Data block:
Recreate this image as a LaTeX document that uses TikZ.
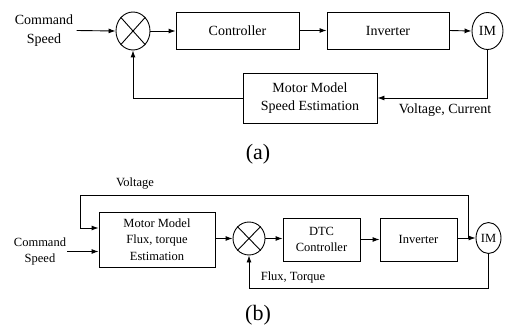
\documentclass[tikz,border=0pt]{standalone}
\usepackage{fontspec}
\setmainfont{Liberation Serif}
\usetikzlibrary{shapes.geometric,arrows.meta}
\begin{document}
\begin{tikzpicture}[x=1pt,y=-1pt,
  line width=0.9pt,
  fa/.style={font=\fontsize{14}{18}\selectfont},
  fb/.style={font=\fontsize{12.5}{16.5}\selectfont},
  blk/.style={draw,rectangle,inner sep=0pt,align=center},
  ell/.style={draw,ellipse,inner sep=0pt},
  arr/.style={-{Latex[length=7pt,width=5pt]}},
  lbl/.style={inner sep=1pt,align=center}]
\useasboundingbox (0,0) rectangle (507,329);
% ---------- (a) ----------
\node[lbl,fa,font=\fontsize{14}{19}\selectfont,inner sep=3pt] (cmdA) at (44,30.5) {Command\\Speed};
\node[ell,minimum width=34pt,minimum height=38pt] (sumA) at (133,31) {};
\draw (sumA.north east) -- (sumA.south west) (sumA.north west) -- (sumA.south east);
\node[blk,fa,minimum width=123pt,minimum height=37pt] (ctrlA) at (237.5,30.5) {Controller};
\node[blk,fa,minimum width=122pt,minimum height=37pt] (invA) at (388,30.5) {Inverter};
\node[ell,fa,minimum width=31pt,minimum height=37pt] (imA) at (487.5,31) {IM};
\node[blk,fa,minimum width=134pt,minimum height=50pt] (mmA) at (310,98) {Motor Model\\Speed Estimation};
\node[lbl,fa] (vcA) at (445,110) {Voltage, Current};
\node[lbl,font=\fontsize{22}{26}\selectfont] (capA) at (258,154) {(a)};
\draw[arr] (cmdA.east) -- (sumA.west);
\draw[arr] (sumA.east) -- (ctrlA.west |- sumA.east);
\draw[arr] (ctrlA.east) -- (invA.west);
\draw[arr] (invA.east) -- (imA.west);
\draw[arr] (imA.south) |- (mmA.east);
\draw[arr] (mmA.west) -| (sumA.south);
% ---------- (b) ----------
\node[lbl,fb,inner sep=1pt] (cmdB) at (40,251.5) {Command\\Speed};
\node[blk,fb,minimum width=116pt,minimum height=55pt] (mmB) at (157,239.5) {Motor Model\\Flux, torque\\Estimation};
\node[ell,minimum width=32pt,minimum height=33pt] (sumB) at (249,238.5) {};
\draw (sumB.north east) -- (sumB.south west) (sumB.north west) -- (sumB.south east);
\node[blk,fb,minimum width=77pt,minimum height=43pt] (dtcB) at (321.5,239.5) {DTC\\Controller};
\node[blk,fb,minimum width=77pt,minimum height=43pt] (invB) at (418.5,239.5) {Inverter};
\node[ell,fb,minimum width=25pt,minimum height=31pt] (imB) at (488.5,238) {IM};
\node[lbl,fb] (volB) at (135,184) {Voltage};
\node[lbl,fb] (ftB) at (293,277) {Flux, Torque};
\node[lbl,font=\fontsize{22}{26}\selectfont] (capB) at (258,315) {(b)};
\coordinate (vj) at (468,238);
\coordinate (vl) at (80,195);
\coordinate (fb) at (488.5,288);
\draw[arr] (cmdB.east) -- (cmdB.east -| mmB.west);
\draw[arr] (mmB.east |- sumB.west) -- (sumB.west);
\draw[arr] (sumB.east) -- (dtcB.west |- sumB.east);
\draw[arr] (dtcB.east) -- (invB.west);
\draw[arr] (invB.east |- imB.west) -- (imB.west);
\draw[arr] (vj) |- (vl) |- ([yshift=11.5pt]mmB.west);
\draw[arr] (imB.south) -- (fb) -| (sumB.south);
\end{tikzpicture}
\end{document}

What is needed: Set the listing down in full and exactly. Pictures within it should not appear in the copy.

Output for this task:
Recreate this image as a LaTeX document that uses TikZ.
\documentclass[tikz,border=0pt]{standalone}
\usepackage{fontspec}
\setmainfont{Liberation Serif}
\usetikzlibrary{shapes.geometric,arrows.meta}
\begin{document}
\begin{tikzpicture}[x=1pt,y=-1pt,
  line width=0.9pt,
  fa/.style={font=\fontsize{14}{18}\selectfont},
  fb/.style={font=\fontsize{12.5}{16.5}\selectfont},
  blk/.style={draw,rectangle,inner sep=0pt,align=center},
  ell/.style={draw,ellipse,inner sep=0pt},
  arr/.style={-{Latex[length=7pt,width=5pt]}},
  lbl/.style={inner sep=1pt,align=center}]
\useasboundingbox (0,0) rectangle (507,329);
% ---------- (a) ----------
\node[lbl,fa,font=\fontsize{14}{19}\selectfont,inner sep=3pt] (cmdA) at (44,30.5) {Command\\Speed};
\node[ell,minimum width=34pt,minimum height=38pt] (sumA) at (133,31) {};
\draw (sumA.north east) -- (sumA.south west) (sumA.north west) -- (sumA.south east);
\node[blk,fa,minimum width=123pt,minimum height=37pt] (ctrlA) at (237.5,30.5) {Controller};
\node[blk,fa,minimum width=122pt,minimum height=37pt] (invA) at (388,30.5) {Inverter};
\node[ell,fa,minimum width=31pt,minimum height=37pt] (imA) at (487.5,31) {IM};
\node[blk,fa,minimum width=134pt,minimum height=50pt] (mmA) at (310,98) {Motor Model\\Speed Estimation};
\node[lbl,fa] (vcA) at (445,110) {Voltage, Current};
\node[lbl,font=\fontsize{22}{26}\selectfont] (capA) at (258,154) {(a)};
\draw[arr] (cmdA.east) -- (sumA.west);
\draw[arr] (sumA.east) -- (ctrlA.west |- sumA.east);
\draw[arr] (ctrlA.east) -- (invA.west);
\draw[arr] (invA.east) -- (imA.west);
\draw[arr] (imA.south) |- (mmA.east);
\draw[arr] (mmA.west) -| (sumA.south);
% ---------- (b) ----------
\node[lbl,fb,inner sep=1pt] (cmdB) at (40,251.5) {Command\\Speed};
\node[blk,fb,minimum width=116pt,minimum height=55pt] (mmB) at (157,239.5) {Motor Model\\Flux, torque\\Estimation};
\node[ell,minimum width=32pt,minimum height=33pt] (sumB) at (249,238.5) {};
\draw (sumB.north east) -- (sumB.south west) (sumB.north west) -- (sumB.south east);
\node[blk,fb,minimum width=77pt,minimum height=43pt] (dtcB) at (321.5,239.5) {DTC\\Controller};
\node[blk,fb,minimum width=77pt,minimum height=43pt] (invB) at (418.5,239.5) {Inverter};
\node[ell,fb,minimum width=25pt,minimum height=31pt] (imB) at (488.5,238) {IM};
\node[lbl,fb] (volB) at (135,184) {Voltage};
\node[lbl,fb] (ftB) at (293,277) {Flux, Torque};
\node[lbl,font=\fontsize{22}{26}\selectfont] (capB) at (258,315) {(b)};
\coordinate (vj) at (468,238);
\coordinate (vl) at (80,195);
\coordinate (fb) at (488.5,288);
\draw[arr] (cmdB.east) -- (cmdB.east -| mmB.west);
\draw[arr] (mmB.east |- sumB.west) -- (sumB.west);
\draw[arr] (sumB.east) -- (dtcB.west |- sumB.east);
\draw[arr] (dtcB.east) -- (invB.west);
\draw[arr] (invB.east |- imB.west) -- (imB.west);
\draw[arr] (vj) |- (vl) |- ([yshift=11.5pt]mmB.west);
\draw[arr] (imB.south) -- (fb) -| (sumB.south);
\end{tikzpicture}
\end{document}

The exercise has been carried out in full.